Go was invented in China more than 3,000 years ago, and is still viewed as an important part of Chinese cultural heritage. Players take turns placing stones on a 19-by-19 grid in a battle for territory that is many times more complex than chess.

Handicaps are used to level the playing field between people of different skill levels. Tencent’s Fine Art defeated Ke Jie despite giving the one-time world champion a two-stone head start. That suggests the program is in a different league than the best humans, not just slightly better.

Ingo Althöfer, a math professor and Go expert at Friedrich Schiller University of Jena in Germany, says that it has generally been held that a perfect “Go God” could beat the best human with a three-stone handicap. “Fine Art is trying to reach this limit of perfect play,” he says. Althöfer calls Ke Jie “likely the best human player currently.” DeepMind has so far ignored calls for AlphaGo to play handicapped games in public, Althöfer says.

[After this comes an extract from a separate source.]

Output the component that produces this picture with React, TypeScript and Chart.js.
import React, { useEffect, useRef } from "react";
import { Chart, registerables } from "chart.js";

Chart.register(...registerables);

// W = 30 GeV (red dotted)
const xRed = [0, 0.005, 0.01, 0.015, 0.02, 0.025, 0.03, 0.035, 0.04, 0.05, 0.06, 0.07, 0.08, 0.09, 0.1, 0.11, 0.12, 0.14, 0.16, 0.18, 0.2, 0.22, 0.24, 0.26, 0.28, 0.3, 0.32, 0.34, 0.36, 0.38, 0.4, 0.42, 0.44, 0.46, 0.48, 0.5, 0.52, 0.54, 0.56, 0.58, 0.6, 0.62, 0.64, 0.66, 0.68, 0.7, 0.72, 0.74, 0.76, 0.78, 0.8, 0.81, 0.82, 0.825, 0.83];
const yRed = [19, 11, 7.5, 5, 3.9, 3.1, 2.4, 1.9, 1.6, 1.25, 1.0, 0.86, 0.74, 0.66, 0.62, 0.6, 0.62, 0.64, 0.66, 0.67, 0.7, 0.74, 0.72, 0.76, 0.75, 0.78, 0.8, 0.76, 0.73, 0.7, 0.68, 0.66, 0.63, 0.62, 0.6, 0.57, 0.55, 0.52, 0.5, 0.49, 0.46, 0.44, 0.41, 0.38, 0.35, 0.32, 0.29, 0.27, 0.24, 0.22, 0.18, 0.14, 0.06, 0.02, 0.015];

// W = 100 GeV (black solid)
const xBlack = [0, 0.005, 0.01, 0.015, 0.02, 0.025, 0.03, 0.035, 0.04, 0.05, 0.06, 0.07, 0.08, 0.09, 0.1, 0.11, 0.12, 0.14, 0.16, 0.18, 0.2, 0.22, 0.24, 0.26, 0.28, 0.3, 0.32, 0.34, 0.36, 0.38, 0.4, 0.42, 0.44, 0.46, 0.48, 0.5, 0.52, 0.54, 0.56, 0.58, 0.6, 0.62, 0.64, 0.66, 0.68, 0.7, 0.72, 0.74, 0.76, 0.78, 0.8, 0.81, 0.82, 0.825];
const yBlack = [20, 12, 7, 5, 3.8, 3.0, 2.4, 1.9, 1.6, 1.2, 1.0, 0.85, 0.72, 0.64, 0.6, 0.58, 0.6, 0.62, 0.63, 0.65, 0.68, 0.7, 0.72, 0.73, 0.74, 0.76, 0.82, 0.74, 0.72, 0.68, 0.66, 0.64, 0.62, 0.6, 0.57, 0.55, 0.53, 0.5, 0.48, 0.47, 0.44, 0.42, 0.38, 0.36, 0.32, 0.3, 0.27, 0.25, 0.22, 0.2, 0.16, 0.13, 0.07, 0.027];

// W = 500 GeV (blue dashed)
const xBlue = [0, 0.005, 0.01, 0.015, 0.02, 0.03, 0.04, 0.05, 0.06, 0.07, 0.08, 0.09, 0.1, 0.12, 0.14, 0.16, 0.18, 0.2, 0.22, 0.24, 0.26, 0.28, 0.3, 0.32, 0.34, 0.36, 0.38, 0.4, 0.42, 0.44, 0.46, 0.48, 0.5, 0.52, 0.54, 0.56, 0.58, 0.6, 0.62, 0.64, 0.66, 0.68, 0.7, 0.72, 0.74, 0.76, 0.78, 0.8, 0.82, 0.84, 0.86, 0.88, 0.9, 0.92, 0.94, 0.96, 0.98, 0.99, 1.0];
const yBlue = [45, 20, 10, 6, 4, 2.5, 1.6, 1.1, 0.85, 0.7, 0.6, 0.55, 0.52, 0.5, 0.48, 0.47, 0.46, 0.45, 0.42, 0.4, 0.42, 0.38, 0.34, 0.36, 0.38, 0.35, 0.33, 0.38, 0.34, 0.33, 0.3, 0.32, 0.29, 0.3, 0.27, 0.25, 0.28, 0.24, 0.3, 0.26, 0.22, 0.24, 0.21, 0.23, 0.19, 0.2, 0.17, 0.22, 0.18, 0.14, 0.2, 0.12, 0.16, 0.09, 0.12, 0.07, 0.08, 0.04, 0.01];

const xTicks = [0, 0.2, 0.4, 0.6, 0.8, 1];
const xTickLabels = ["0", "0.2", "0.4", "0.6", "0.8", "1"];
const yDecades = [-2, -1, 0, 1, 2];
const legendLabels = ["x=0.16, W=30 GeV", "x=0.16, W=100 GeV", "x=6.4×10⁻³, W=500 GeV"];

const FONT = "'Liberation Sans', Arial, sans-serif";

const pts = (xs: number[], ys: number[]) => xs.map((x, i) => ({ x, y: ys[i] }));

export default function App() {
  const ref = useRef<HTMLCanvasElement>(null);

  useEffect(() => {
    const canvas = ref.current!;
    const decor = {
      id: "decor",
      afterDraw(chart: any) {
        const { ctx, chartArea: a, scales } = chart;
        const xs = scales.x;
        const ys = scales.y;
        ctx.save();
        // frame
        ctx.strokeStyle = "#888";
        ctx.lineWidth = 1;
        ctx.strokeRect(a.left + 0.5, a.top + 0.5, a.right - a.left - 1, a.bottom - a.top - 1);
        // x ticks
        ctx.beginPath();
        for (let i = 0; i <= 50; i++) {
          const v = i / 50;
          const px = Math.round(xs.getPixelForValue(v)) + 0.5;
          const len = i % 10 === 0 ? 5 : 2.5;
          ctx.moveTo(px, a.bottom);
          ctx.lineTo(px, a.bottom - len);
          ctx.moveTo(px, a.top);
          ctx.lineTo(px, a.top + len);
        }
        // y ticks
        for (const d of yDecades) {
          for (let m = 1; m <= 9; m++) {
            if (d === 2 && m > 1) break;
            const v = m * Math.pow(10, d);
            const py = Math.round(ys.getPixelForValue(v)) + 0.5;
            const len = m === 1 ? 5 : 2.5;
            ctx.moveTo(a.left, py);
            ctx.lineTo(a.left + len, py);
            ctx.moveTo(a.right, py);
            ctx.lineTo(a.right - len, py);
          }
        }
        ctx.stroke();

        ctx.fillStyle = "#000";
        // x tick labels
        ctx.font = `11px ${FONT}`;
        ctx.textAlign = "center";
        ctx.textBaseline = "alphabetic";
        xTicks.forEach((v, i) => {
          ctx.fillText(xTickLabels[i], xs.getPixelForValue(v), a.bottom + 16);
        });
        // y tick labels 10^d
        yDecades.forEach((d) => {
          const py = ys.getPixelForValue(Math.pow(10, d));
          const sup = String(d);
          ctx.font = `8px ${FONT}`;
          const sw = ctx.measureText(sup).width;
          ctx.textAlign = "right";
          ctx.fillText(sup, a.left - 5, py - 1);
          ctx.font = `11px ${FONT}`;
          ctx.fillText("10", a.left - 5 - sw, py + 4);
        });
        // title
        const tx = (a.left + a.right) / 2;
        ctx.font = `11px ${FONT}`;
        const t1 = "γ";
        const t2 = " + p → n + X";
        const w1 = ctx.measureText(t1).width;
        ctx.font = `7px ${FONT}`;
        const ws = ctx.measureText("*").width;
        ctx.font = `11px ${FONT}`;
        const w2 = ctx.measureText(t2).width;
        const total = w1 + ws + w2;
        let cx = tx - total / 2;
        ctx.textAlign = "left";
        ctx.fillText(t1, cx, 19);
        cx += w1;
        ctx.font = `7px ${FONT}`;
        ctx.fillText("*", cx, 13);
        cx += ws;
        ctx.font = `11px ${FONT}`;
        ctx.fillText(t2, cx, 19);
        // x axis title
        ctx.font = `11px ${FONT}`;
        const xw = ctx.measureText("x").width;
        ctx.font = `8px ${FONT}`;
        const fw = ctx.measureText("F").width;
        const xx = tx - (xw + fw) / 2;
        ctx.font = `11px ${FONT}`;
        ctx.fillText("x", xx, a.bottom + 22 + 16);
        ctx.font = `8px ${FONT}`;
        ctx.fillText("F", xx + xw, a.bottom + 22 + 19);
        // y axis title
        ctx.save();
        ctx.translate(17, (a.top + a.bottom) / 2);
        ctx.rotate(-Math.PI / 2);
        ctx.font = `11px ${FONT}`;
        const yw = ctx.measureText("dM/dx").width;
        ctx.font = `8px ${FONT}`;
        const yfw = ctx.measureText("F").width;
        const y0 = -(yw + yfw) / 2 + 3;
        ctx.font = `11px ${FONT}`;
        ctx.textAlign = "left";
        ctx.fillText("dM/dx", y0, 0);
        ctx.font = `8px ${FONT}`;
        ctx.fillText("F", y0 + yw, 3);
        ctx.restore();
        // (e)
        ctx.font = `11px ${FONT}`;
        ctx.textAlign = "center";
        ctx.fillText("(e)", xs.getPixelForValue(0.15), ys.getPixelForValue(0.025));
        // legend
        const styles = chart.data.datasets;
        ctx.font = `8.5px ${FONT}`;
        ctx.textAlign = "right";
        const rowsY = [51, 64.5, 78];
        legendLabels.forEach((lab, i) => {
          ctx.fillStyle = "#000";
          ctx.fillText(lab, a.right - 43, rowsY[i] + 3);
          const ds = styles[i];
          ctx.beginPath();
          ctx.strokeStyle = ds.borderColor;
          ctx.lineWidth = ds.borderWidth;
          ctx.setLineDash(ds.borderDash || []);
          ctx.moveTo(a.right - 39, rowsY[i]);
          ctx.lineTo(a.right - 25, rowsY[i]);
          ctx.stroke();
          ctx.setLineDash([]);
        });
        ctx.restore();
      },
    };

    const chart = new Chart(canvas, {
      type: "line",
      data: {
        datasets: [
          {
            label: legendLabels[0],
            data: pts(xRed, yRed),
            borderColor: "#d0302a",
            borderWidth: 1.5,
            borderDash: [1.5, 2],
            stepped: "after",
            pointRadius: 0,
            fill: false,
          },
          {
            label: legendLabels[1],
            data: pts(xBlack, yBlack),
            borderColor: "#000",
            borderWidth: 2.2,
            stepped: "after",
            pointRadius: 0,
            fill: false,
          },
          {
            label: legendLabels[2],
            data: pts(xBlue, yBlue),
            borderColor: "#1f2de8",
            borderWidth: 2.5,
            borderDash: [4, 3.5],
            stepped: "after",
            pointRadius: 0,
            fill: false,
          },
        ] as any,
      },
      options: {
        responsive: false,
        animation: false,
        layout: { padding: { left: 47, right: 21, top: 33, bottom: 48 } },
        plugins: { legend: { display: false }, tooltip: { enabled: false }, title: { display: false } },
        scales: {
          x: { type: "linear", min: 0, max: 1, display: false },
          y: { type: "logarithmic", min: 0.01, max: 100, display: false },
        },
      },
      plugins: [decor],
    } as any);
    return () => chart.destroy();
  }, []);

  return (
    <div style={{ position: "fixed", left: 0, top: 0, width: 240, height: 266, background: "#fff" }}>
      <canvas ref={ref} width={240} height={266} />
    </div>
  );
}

Alphabet’s use of the game to demonstrate the might of its AI muscle rankled some Chinese officials. Google took AlphaGo to China for a “Future of Go Summit” last summer, with the main event a match in which the software defeated Ke Jie. Chinese state television reversed plans to cover the match shortly before it began, and local internet providers blocked Chinese-language broadcasts half an hour after the match started.